Personal information
- Full name: Antony John Blake
- Date of birth: 26 February 1927
- Place of birth: Cofton Hackett, England
- Date of death: 31 October 2014 (aged 87)
- Place of death: Worcester, England
- Position: Full back

Senior career*
- Years: Team / Apps / (Gls)
- Rubery & Rednal British Legion
- 1948–1952: Birmingham City / 2 / (0)
- 1952–1953: Gillingham / 10 / (1)

= Tony Blake (English footballer) =

English footballer

Antony John Blake (26 February 1927 – 31 October 2014) was an English professional footballer who played in the Football League for Birmingham City and Gillingham.
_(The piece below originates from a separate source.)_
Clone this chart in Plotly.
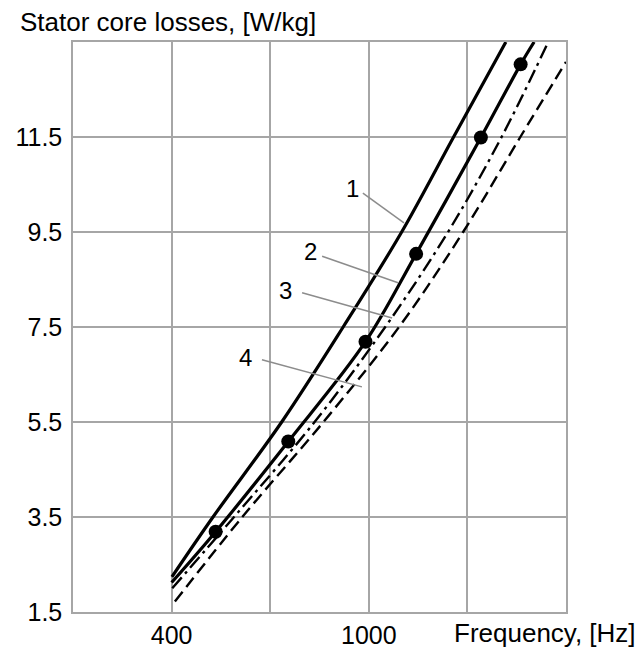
import plotly.graph_objects as go

# ---- data ----
freq_1 = [401, 526, 735, 922, 1100, 1258, 1417]
loss_1 = [2.24, 3.5, 5.5, 7.5, 9.5, 11.5, 13.5]

freq_2 = [400, 534, 755, 990, 1144, 1341, 1462, 1503]
loss_2 = [2.12, 3.19, 5.09, 7.19, 9.04, 11.49, 13.03, 13.5]

freq_2_markers = [534, 755, 990, 1144, 1341, 1462]
loss_2_markers = [3.19, 5.09, 7.19, 9.04, 11.49, 13.03]

freq_3 = [402, 590, 835, 1050, 1241, 1404, 1546]
loss_3 = [2.0, 3.5, 5.5, 7.5, 9.5, 11.5, 13.5]

freq_4 = [410, 615, 862, 1092, 1287, 1461, 1600]
loss_4 = [1.72, 3.5, 5.5, 7.5, 9.5, 11.5, 13.08]

x_ticks = [400, 700, 1000, 1300]
x_tick_labels = ["400", "", "1000", ""]
y_ticks = [1.5, 3.5, 5.5, 7.5, 9.5, 11.5]
y_tick_labels = ["1.5", "3.5", "5.5", "7.5", "9.5", "11.5"]

curve_labels = ["1", "2", "3", "4"]
label_x = [949, 824, 748, 626]
label_y = [10.41, 9.08, 8.26, 6.85]
leader_x0 = [982, 858, 797, 675]
leader_y0 = [10.32, 8.99, 8.22, 6.81]
leader_x1 = [1107, 1089, 1071, 979]
leader_y1 = [9.69, 8.43, 7.69, 6.24]

FONT = "Liberation Sans, Arial, sans-serif"
GRID = "#a6a6a6"
L, R, T, B = 73, 75, 42, 39
W, H = 641 - L - R, 651 - T - B

fig = go.Figure()
fig.add_trace(go.Scatter(x=freq_4, y=loss_4, mode="lines", line_shape="spline",
                         line=dict(color="black", width=2.4, dash="12px,6px")))
fig.add_trace(go.Scatter(x=freq_3, y=loss_3, mode="lines", line_shape="spline",
                         line=dict(color="black", width=2.4, dash="14px,5px,3px,5px")))
fig.add_trace(go.Scatter(x=freq_2, y=loss_2, mode="lines", line_shape="spline",
                         line=dict(color="black", width=3.2)))
fig.add_trace(go.Scatter(x=freq_1, y=loss_1, mode="lines", line_shape="spline",
                         line=dict(color="black", width=3.2)))
fig.add_trace(go.Scatter(x=freq_2_markers, y=loss_2_markers, mode="markers",
                         marker=dict(color="black", size=14)))

for i in range(len(curve_labels)):
    fig.add_shape(type="line", xref="x", yref="y",
                  x0=leader_x0[i], y0=leader_y0[i], x1=leader_x1[i], y1=leader_y1[i],
                  line=dict(color="#8c8c8c", width=1.5))
    fig.add_annotation(x=label_x[i], y=label_y[i], xref="x", yref="y", text=curve_labels[i],
                       showarrow=False, font=dict(size=24, color="black", family=FONT))

fig.add_annotation(x=(18 - L) / W, y=(612 - 22) / H, xref="paper", yref="paper",
                   text="Stator core losses, [W/kg]", showarrow=False,
                   xanchor="left", yanchor="middle",
                   font=dict(size=26, color="black", family=FONT))
fig.add_annotation(x=(638 - L) / W, y=(612 - 633) / H, xref="paper", yref="paper",
                   text="Frequency, [Hz]", showarrow=False, xanchor="right", yanchor="middle",
                   font=dict(size=26, color="black", family=FONT))

fig.update_layout(
    width=641, height=651,
    margin=dict(l=L, r=R, t=T, b=B),
    paper_bgcolor="white", plot_bgcolor="white",
    showlegend=False,
    font=dict(family=FONT, color="black", size=24),
)

fig.update_xaxes(range=[100, 1600], tickvals=x_ticks, ticktext=x_tick_labels,
                 showgrid=True, gridcolor=GRID, gridwidth=1.5,
                 showline=True, mirror=True, linecolor=GRID, linewidth=1.5,
                 zeroline=False, ticks="", automargin=False,
                 tickfont=dict(size=25, family=FONT, color="black"))
fig.update_yaxes(range=[1.5, 13.5], tickvals=y_ticks, ticktext=y_tick_labels,
                 showgrid=True, gridcolor=GRID, gridwidth=1.5,
                 showline=True, mirror=True, linecolor=GRID, linewidth=1.5,
                 zeroline=False, ticks="", automargin=False, ticklabelstandoff=4,
                 tickfont=dict(size=25, family=FONT, color="black"))

fig.write_html("out.html")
Blake was born in Cofton Hackett, Worcestershire. He played football for Rubery & Rednal British Legion as a centre forward before joining Birmingham City in October 1948. While in Birmingham's junior teams, Blake was converted to play at full back, and it was as a left back that he made his first-team debut on 18 February 1950, deputising for Dennis Jennings in the First Division match away at Bolton Wanderers, a game which Birmingham lost 1–0. Blake played once more that season, but then returned to the reserves, and in the 1952 close season moved on to Gillingham.

Due to injuries to other players, he made his Gillingham debut in his former position as a striker against Crystal Palace on 3 September 1952, and marked the occasion with a goal. He made nine further appearances for the club during the 1952–53 season in his more usual defensive role, but then sustained a serious knee injury. An operation in the spring of 1953 proved unsuccessful and he was forced into retirement. He returned to the Midlands where he took a job at an engineering firm.

Blake died in Worcester in 2014 at the age of 87.